Well Mr. Gates…if you are so ‘choked up’, what of YOUR Rules of Engagement that is 100% responsible for the number of deaths in Afghanistan?


SOME SIGNS OF SUCCESS – Lt. Col. Rodger Lemons, 1st Battalion, 66th Armor Regiment, tells of the amazing results the U.S. has gotten by spending over $9.5 million in the last 10 months developing and improving Kandahar-area roads, building wells and refurbishing irrigation canals.

“When we got here late last summer, the Taliban controlled that entire area,” Lemons said. “If people were out moving around at odd hours, they would take those people and they would hang them from the trees as a sign to the other people within the villages in the area to stay away. And through a series deliberate clearance operations … over the last six months, that’s changed dramatically. … And now, all the people from Kandahar City look at that as their weekend getaway.

“There were literally 12,000 people, up and down the Arghandab River, picnicking in the orchards, … swimming in the river. Boys jumping off the bridges into the canal system. … Most children wave back. When we first got here, adults didn’t wave, and weren’t very responsive to coalition forces. That has changed dramatically, and I think that’s a product of the increased level of security.”

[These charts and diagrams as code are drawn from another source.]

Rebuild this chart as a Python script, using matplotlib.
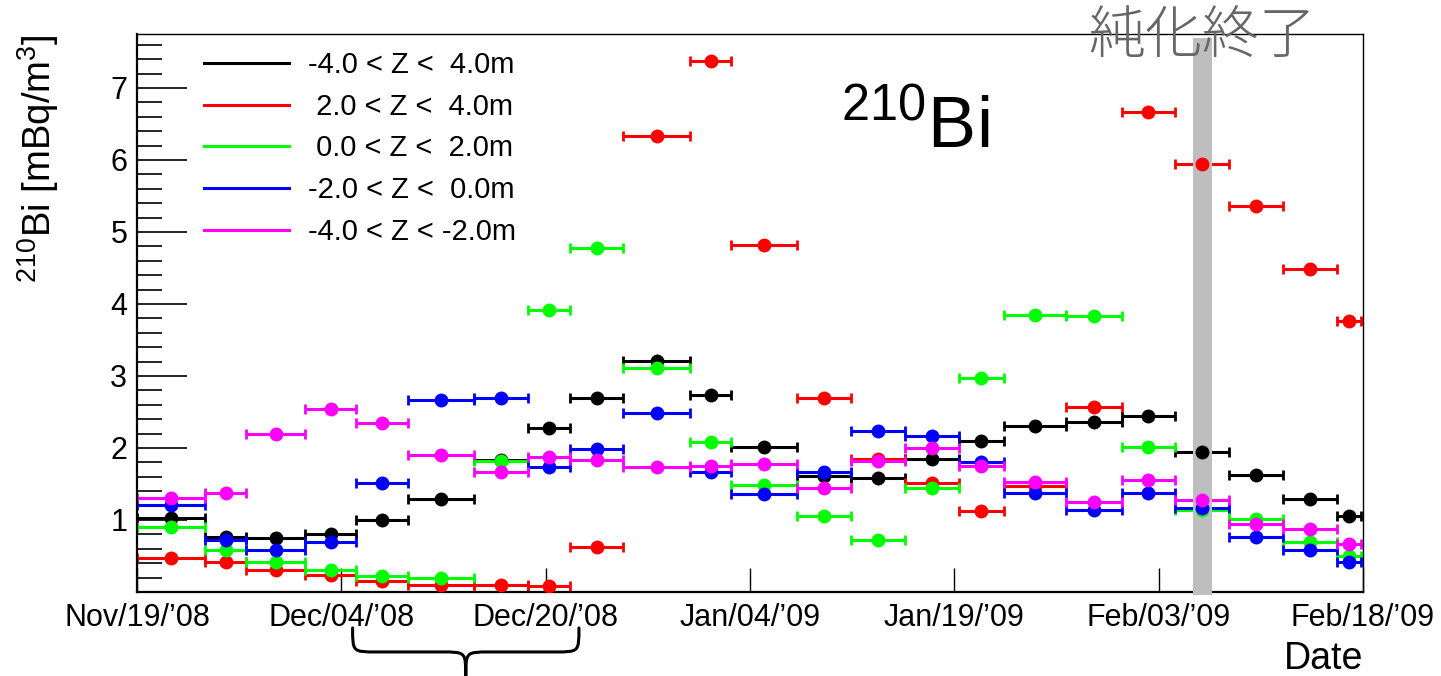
import matplotlib
matplotlib.use("Agg")
import matplotlib.pyplot as plt
import numpy as np
from matplotlib.lines import Line2D
from matplotlib.path import Path
from matplotlib.patches import PathPatch
from matplotlib.transforms import blended_transform_factory
from matplotlib.ticker import MultipleLocator, FixedLocator

plt.rcParams['font.family'] = ['Liberation Sans', 'DejaVu Sans']
plt.rcParams['mathtext.fontset'] = 'custom'
plt.rcParams['mathtext.rm'] = 'Liberation Sans'
plt.rcParams['mathtext.it'] = 'Liberation Sans:italic'
plt.rcParams['mathtext.bf'] = 'Liberation Sans:bold'

# bins : jours depuis le 19/11/2008
bin_start = [0.0, 5.05, 8.09, 12.47, 16.26, 20.12, 25.01, 29.02, 32.14, 36.07, 41.05, 44.09,
             48.99, 53.0, 57.0, 61.0, 64.35, 68.95, 73.11, 77.04, 81.05, 85.06, 89.07]
bin_end = [5.05, 8.09, 12.47, 16.26, 20.12, 25.01, 29.02, 32.14, 36.07, 41.05, 44.09, 48.99,
           53.0, 57.0, 61.0, 64.35, 68.95, 73.11, 77.04, 81.05, 85.06, 89.07, 90.85]

bi_total = [1.03, 0.76, 0.75, 0.80, 1.00, 1.29, 1.84, 2.28, 2.70, 3.21, 2.74, 2.02,
            1.61, 1.58, 1.85, 2.10, 2.30, 2.36, 2.45, 1.94, 1.63, 1.29, 1.05]
bi_z2_4 = [0.47, 0.42, 0.31, 0.24, 0.15, 0.10, 0.10, 0.08, 0.63, 6.34, 7.37, 4.82,
           2.70, 1.85, 1.51, 1.12, 1.47, 2.57, 6.66, 5.94, 5.36, 4.49, 3.77]
bi_z0_2 = [0.90, 0.58, 0.41, 0.31, 0.22, 0.19, 1.82, 3.92, 4.78, 3.11, 2.08, 1.49,
           1.06, 0.72, 1.45, 2.97, 3.85, 3.83, 2.02, 1.14, 1.01, 0.70, 0.50]
bi_zm2_0 = [1.21, 0.72, 0.58, 0.70, 1.52, 2.67, 2.69, 1.74, 1.99, 2.48, 1.66, 1.36,
            1.67, 2.24, 2.17, 1.80, 1.38, 1.14, 1.37, 1.17, 0.77, 0.58, 0.41]
bi_zm4_m2 = [1.30, 1.38, 2.19, 2.54, 2.35, 1.90, 1.67, 1.88, 1.83, 1.73, 1.75, 1.78,
             1.44, 1.82, 2.00, 1.75, 1.53, 1.25, 1.56, 1.28, 0.94, 0.88, 0.67]

series = [bi_total, bi_z2_4, bi_z0_2, bi_zm2_0, bi_zm4_m2]
labels = ["-4.0 < Z <  4.0m", " 2.0 < Z <  4.0m", " 0.0 < Z <  2.0m",
          "-2.0 < Z <  0.0m", "-4.0 < Z < -2.0m"]
couleurs = ['#000000', '#ff0000', '#00ff00', '#0000ff', '#ff00ff']

date_labels = ["Nov/19/\u201908", "Dec/04/\u201908", "Dec/20/\u201908", "Jan/04/\u201909",
               "Jan/19/\u201909", "Feb/03/\u201909", "Feb/18/\u201909"]
x_max = 91.0
fin_purification = (78.4, 79.8)   # bande grise "純化終了"
accolade = (16.0, 32.8)           # accolade sous l'axe

x_start = np.array(bin_start)
x_end = np.array(bin_end)
x_mid = (x_start + x_end) / 2
x_err = (x_end - x_start) / 2

fig = plt.figure(figsize=(14.41, 6.76), dpi=100)
ax = fig.add_axes([0.0951, 0.1243, 0.8508, 0.8254])

for valeurs, couleur in zip(series, couleurs):
    ax.errorbar(x_mid, valeurs, xerr=x_err, fmt='none', ecolor=couleur,
                elinewidth=2.2, capsize=3.5, capthick=2.0, zorder=2)

# bande grise de fin de purification
ax.axvspan(fin_purification[0], fin_purification[1], ymin=-0.006, ymax=0.993,
           color='#bebebe', lw=0, zorder=3, clip_on=False)

for valeurs, couleur in zip(series, couleurs):
    ax.plot(x_mid, valeurs, 'o', color=couleur, ms=9, mec=couleur, zorder=4)

ax.set_xlim(0, x_max)
ax.set_ylim(0, 7.75)

ax.xaxis.set_major_locator(FixedLocator(np.linspace(0, x_max, len(date_labels))))
ax.set_xticklabels(date_labels)
ax.yaxis.set_major_locator(FixedLocator([1, 2, 3, 4, 5, 6, 7]))
ax.yaxis.set_minor_locator(MultipleLocator(0.2))
ax.tick_params(axis='both', which='both', direction='in', top=False, right=False,
               labelsize=22, color='black')
ax.tick_params(axis='x', which='major', length=17, width=1.0, pad=8)
ax.tick_params(axis='x', which='minor', length=0)
ax.tick_params(axis='y', which='major', length=36, width=1.2, pad=7)
ax.tick_params(axis='y', which='minor', length=18, width=1.2)

for cote in ['left', 'bottom']:
    ax.spines[cote].set_linewidth(1.6)
for cote in ['top', 'right']:
    ax.spines[cote].set_linewidth(1.0)

ax.set_xlabel("Date", fontsize=27, loc='right')
ax.xaxis.set_label_coords(1.0, -0.088)
ax.set_ylabel(r"$^{210}$Bi [mBq/m$^{3}$]", fontsize=27.5, loc='top')
ax.yaxis.set_label_coords(-0.062, 1.0)

ax.text(0.574, 0.797, r"$^{210}$Bi", transform=ax.transAxes, fontsize=52,
        ha='left', va='baseline')

ax.text((fin_purification[0] + fin_purification[1]) / 2, 0.966, "純化終了",
        transform=blended_transform_factory(ax.transData, ax.transAxes),
        fontsize=41, color='#666666', ha='center', va='baseline', zorder=5,
        family=['Noto Sans CJK JP', 'DejaVu Sans'], fontweight='light')

poignees = [Line2D([0], [0], color=c, lw=2.2) for c in couleurs]
ax.legend(poignees, labels, loc='upper left', bbox_to_anchor=(0.038, 1.006),
          frameon=False, fontsize=21, handlelength=2.9, handletextpad=0.65,
          labelspacing=0.47, borderpad=0.2)

# accolade sous l'axe des dates
trans = blended_transform_factory(ax.transData, ax.transAxes)
x0, x1 = accolade
xc = (x0 + x1) / 2
r = 1.8
y_haut, y_mil, y_bas = -0.0645, -0.1075, -0.152
sommets = [(x0, y_haut), (x0, y_mil), (x0, y_mil), (x0 + r, y_mil),
           (xc - r, y_mil),
           (xc, y_mil), (xc, y_mil), (xc, y_bas),
           (xc, y_mil), (xc, y_mil), (xc + r, y_mil),
           (x1 - r, y_mil),
           (x1, y_mil), (x1, y_mil), (x1, y_haut)]
codes = [Path.MOVETO, Path.CURVE4, Path.CURVE4, Path.CURVE4,
         Path.LINETO,
         Path.CURVE4, Path.CURVE4, Path.CURVE4,
         Path.CURVE4, Path.CURVE4, Path.CURVE4,
         Path.LINETO,
         Path.CURVE4, Path.CURVE4, Path.CURVE4]
ax.add_patch(PathPatch(Path(sommets, codes), transform=trans, fill=False,
                       lw=2.2, color='black', clip_on=False, capstyle='round'))

fig.savefig("out.png", dpi=100)
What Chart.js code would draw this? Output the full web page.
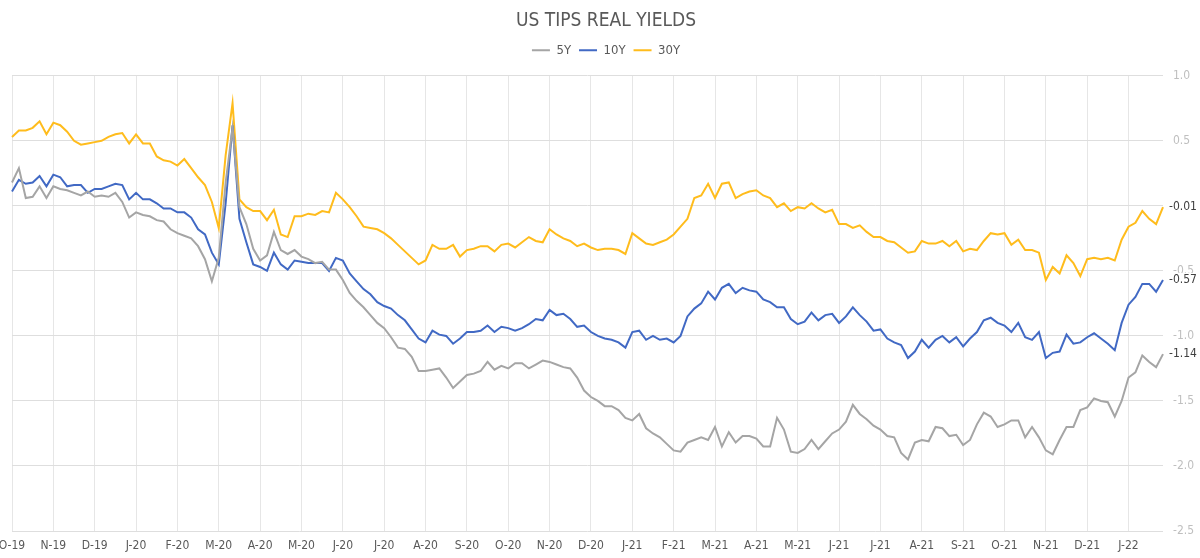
<!DOCTYPE html>
<html>
<head>
<meta charset="utf-8">
<title>US TIPS Real Yields</title>
<script src="https://cdn.jsdelivr.net/npm/chart.js@4.4.1/dist/chart.umd.min.js"></script>
<style>
  html, body { margin: 0; padding: 0; background: #fff; }
  #wrap { width: 1200px; height: 558px; }
</style>
</head>
<body>
<div id="wrap"><canvas id="tipsCanvas"></canvas></div>
<script>
// month tick labels, 6 observations per month
const months = ["O-19","N-19","D-19","J-20","F-20","M-20","A-20","M-20","J-20","J-20","A-20","S-20",
  "O-20","N-20","D-20","J-21","F-21","M-21","A-21","M-21","J-21","J-21","A-21","S-21","O-21","N-21","D-21","J-22"];
const perMonth = 6;

const yield5Y = [
  0.18,0.29,0.06,0.07,0.15,0.06, 0.15,0.13,0.12,0.10,0.08,0.11, 0.07,0.08,0.07,0.10,0.03,-0.09,
  -0.05,-0.07,-0.08,-0.11,-0.12,-0.18, -0.21,-0.23,-0.25,-0.31,-0.41,-0.58, -0.40,0.18,0.60,-0.01,-0.14,-0.33,
  -0.42,-0.38,-0.20,-0.34,-0.37,-0.34, -0.39,-0.41,-0.44,-0.43,-0.49,-0.49, -0.57,-0.67,-0.73,-0.78,-0.84,-0.90,
  -0.94,-1.01,-1.09,-1.10,-1.16,-1.27, -1.27,-1.26,-1.25,-1.32,-1.40,-1.35, -1.30,-1.29,-1.27,-1.20,-1.26,-1.23,
  -1.25,-1.21,-1.21,-1.25,-1.22,-1.19, -1.20,-1.22,-1.24,-1.25,-1.32,-1.42, -1.47,-1.50,-1.54,-1.54,-1.57,-1.63,
  -1.65,-1.60,-1.71,-1.75,-1.78,-1.83, -1.88,-1.89,-1.82,-1.80,-1.78,-1.80, -1.70,-1.85,-1.74,-1.82,-1.77,-1.77,
  -1.79,-1.85,-1.85,-1.63,-1.72,-1.89, -1.90,-1.87,-1.80,-1.87,-1.81,-1.75, -1.72,-1.66,-1.53,-1.60,-1.64,-1.69,
  -1.72,-1.77,-1.78,-1.90,-1.95,-1.82, -1.80,-1.81,-1.70,-1.71,-1.77,-1.76, -1.84,-1.80,-1.68,-1.59,-1.62,-1.70,
  -1.68,-1.65,-1.65,-1.78,-1.70,-1.78, -1.88,-1.91,-1.80,-1.70,-1.70,-1.57, -1.55,-1.48,-1.50,-1.51,-1.62,-1.50,
  -1.32,-1.28,-1.15,-1.20,-1.24,-1.14
];

const yield10Y = [
  0.11,0.20,0.17,0.18,0.23,0.15, 0.24,0.22,0.15,0.16,0.16,0.10, 0.13,0.13,0.15,0.17,0.16,0.05,
  0.10,0.05,0.05,0.02,-0.02,-0.02, -0.05,-0.05,-0.09,-0.18,-0.22,-0.36, -0.45,0.02,0.62,-0.10,-0.28,-0.45,
  -0.47,-0.50,-0.36,-0.45,-0.49,-0.42, -0.43,-0.44,-0.44,-0.44,-0.50,-0.40, -0.42,-0.52,-0.58,-0.64,-0.68,-0.74,
  -0.77,-0.79,-0.84,-0.88,-0.95,-1.02, -1.05,-0.96,-0.99,-1.00,-1.06,-1.02, -0.97,-0.97,-0.96,-0.92,-0.97,-0.93,
  -0.94,-0.96,-0.94,-0.91,-0.87,-0.88, -0.80,-0.84,-0.83,-0.87,-0.93,-0.92, -0.97,-1.00,-1.02,-1.03,-1.05,-1.09,
  -0.97,-0.96,-1.03,-1.00,-1.03,-1.02, -1.05,-1.00,-0.85,-0.79,-0.75,-0.66, -0.72,-0.63,-0.60,-0.67,-0.63,-0.65,
  -0.66,-0.72,-0.74,-0.78,-0.78,-0.87, -0.91,-0.89,-0.82,-0.88,-0.84,-0.83, -0.90,-0.85,-0.78,-0.84,-0.89,-0.96,
  -0.95,-1.02,-1.05,-1.07,-1.17,-1.12, -1.03,-1.09,-1.03,-1.00,-1.05,-1.01, -1.08,-1.02,-0.97,-0.88,-0.86,-0.90,
  -0.92,-0.97,-0.90,-1.01,-1.03,-0.97, -1.17,-1.13,-1.12,-0.99,-1.06,-1.05, -1.01,-0.98,-1.02,-1.06,-1.11,-0.90,
  -0.76,-0.70,-0.60,-0.60,-0.66,-0.57
];

const yield30Y = [
  0.53,0.58,0.58,0.60,0.65,0.55, 0.64,0.62,0.57,0.50,0.47,0.48, 0.49,0.50,0.53,0.55,0.56,0.48,
  0.55,0.48,0.48,0.38,0.35,0.34, 0.31,0.36,0.29,0.22,0.16,0.03, -0.17,0.39,0.79,0.05,-0.01,-0.04,
  -0.04,-0.11,-0.03,-0.22,-0.24,-0.08, -0.08,-0.06,-0.07,-0.04,-0.05,0.10, 0.05,-0.01,-0.08,-0.16,-0.17,-0.18,
  -0.21,-0.25,-0.30,-0.35,-0.40,-0.45, -0.42,-0.30,-0.33,-0.33,-0.30,-0.39, -0.34,-0.33,-0.31,-0.31,-0.35,-0.30,
  -0.29,-0.32,-0.28,-0.24,-0.27,-0.28, -0.18,-0.22,-0.25,-0.27,-0.31,-0.29, -0.32,-0.34,-0.33,-0.33,-0.34,-0.37,
  -0.21,-0.25,-0.29,-0.30,-0.28,-0.26, -0.22,-0.16,-0.10,0.06,0.08,0.17, 0.06,0.17,0.18,0.06,0.09,0.11,
  0.12,0.08,0.06,-0.01,0.02,-0.04, -0.01,-0.02,0.02,-0.02,-0.05,-0.03, -0.14,-0.14,-0.17,-0.15,-0.20,-0.24,
  -0.24,-0.27,-0.28,-0.32,-0.36,-0.35, -0.27,-0.29,-0.29,-0.27,-0.31,-0.27, -0.35,-0.33,-0.34,-0.27,-0.21,-0.22,
  -0.21,-0.30,-0.26,-0.34,-0.34,-0.36, -0.57,-0.47,-0.52,-0.38,-0.44,-0.54, -0.41,-0.40,-0.41,-0.40,-0.42,-0.26,
  -0.16,-0.13,-0.04,-0.10,-0.14,-0.01
];

const yTicks = [1.0, 0.5, 0.0, -0.5, -1.0, -1.5, -2.0, -2.5];

const seriesNames = ["5Y", "10Y", "30Y"];
const seriesColors = ["#a5a5a5", "#4169c4", "#ffbc1c"];

const labels = yield5Y.map((v, i) => (i % perMonth === 0 ? months[i / perMonth] : ""));

const textFont = "'Liberation Sans Narrow', 'DejaVu Sans Condensed', 'Roboto', sans-serif";

// a bit more room between legend and plot
const legendGap = {
  id: "legendGap",
  beforeInit(chart) {
    const fit = chart.legend.fit;
    chart.legend.fit = function () {
      fit.call(this);
      this.height += 9;
    };
  }
};

// value at the end of each line, drawn right of the plot
const endLabels = {
  id: "endLabels",
  afterDatasetsDraw(chart) {
    const ctx = chart.ctx;
    ctx.save();
    ctx.font = "12px " + textFont;
    ctx.textBaseline = "middle";
    chart.data.datasets.forEach((ds, i) => {
      const meta = chart.getDatasetMeta(i);
      const last = meta.data[meta.data.length - 1];
      const txt = ds.data[ds.data.length - 1].toFixed(2);
      const x = chart.chartArea.right + 6;
      const w = ctx.measureText(txt).width;
      ctx.fillStyle = "#ffffff";
      ctx.fillRect(x - 1, last.y - 7, w + 4, 14);
      ctx.fillStyle = "#404040";
      ctx.fillText(txt, x, last.y);
    });
    ctx.restore();
  }
};

const data = {
  labels: labels,
  datasets: [yield5Y, yield10Y, yield30Y].map((arr, i) => ({
    label: seriesNames[i],
    data: arr,
    borderColor: seriesColors[i],
    backgroundColor: seriesColors[i],
    borderWidth: 2,
    pointRadius: 0,
    tension: 0
  }))
};

new Chart(document.getElementById("tipsCanvas"), {
  type: "line",
  data: data,
  plugins: [legendGap, endLabels],
  options: {
    responsive: true,
    maintainAspectRatio: false,
    animation: false,
    layout: { padding: { left: 12, right: 0, top: 0, bottom: 0 } },
    plugins: {
      title: {
        display: true,
        text: "US TIPS REAL YIELDS",
        color: "#595959",
        font: { family: textFont, size: 19, weight: "normal" },
        padding: { top: 10, bottom: 3 }
      },
      legend: {
        display: true,
        labels: {
          color: "#595959",
          font: { family: textFont, size: 13 },
          usePointStyle: true,
          pointStyle: "line",
          pointStyleWidth: 18,
          boxHeight: 3,
          padding: 8
        }
      },
      tooltip: { enabled: false }
    },
    scales: {
      x: {
        type: "category",
        offset: false,
        afterBuildTicks: (axis) => {
          axis.ticks = axis.ticks.filter((t) => labels[t.value] !== "");
        },
        afterFit: (axis) => {
          axis.height = 27;
          axis.paddingLeft = 0;
        },
        grid: { color: "#e6e6e6", drawTicks: false },
        border: { display: false },
        ticks: {
          autoSkip: false,
          maxRotation: 0,
          padding: 8,
          color: "#595959",
          font: { family: textFont, size: 12 }
        }
      },
      y: {
        position: "right",
        min: -2.5,
        max: 1.0,
        afterBuildTicks: (axis) => {
          axis.ticks = yTicks.map((v) => ({ value: v }));
        },
        afterFit: (axis) => { axis.width = 37; },
        grid: { color: "#dedede", drawTicks: false },
        border: { display: false },
        ticks: {
          padding: 10,
          color: "#bfbfbf",
          font: { family: textFont, size: 12 },
          callback: (v) => Number(v).toFixed(1)
        }
      }
    }
  }
});
</script>
</body>
</html>
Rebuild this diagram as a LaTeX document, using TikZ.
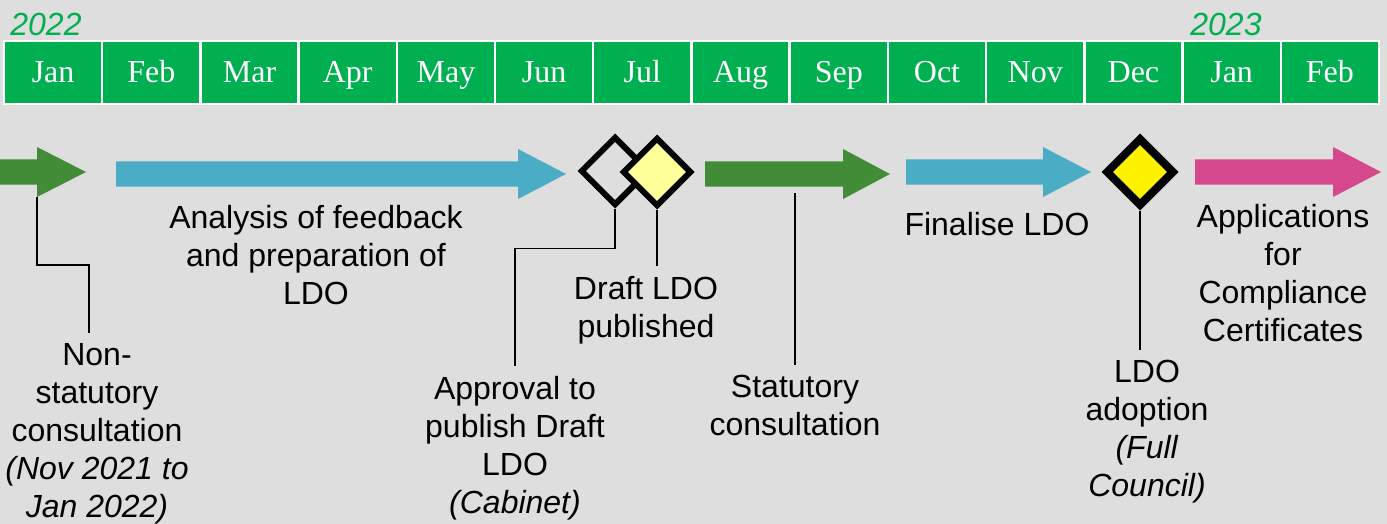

Read the rest of the story here: http://politi.co/juxDQZ

MORE ON GATES, FROM POLITICO PLAYBOOK – the secretary choked up as he bid farewell to Marines at Forward Operating Base Dwyer, in the bleak, violent desert of Kandahar province, where fighters live in trailer-like boxes known as “cans.”

“I’m probably more responsible for your being here than anybody except the president. I’m the guy who signed your deployment orders … Every day that I’ve been in the job, that has weighed on me. And as a result, I have taken a sense of personal responsibility for making sure you had what you need to succeed in your mission – to try and do everything we could to bring you home safe,” he said. “I feel your sacrifice, the effort that you make, the burdens that you carry – more than you can possibly imagine. And those of your families, as well. … My admiration for you-all, my affection for you-all, is without limit. And y’all will be in my thoughts and prayers every day for the rest of my life. So thanks for your service.”

GATES TOOK A FEW QUESTIONS, then took individual photos with hundreds of soldiers. It was an assembly line: Gates shakes hands, claps hand on shoulder, the photographer snaps, then an aide gives the soldiers Gates’s personal coin as they walk off and the next person in line gets a handshake.

THE FIRST SOLDIER to get one of the 2,500 coins to be given out on Gates’s swing – Sgt. 1st Class Elias Camacho, 38, a father of four from Killeen, Tex. – works support operations and maintenance management in what he calls “the crazy environment” around desolate Dwyer, which he calls “hotter than Iraq.” But Camacho said he is not bitter: “This is my job. I raised my hand.” He says he’s not re-upping after one tour in Afghanistan, two in Iraq, one in Kosovo and one in Saudi Arabia.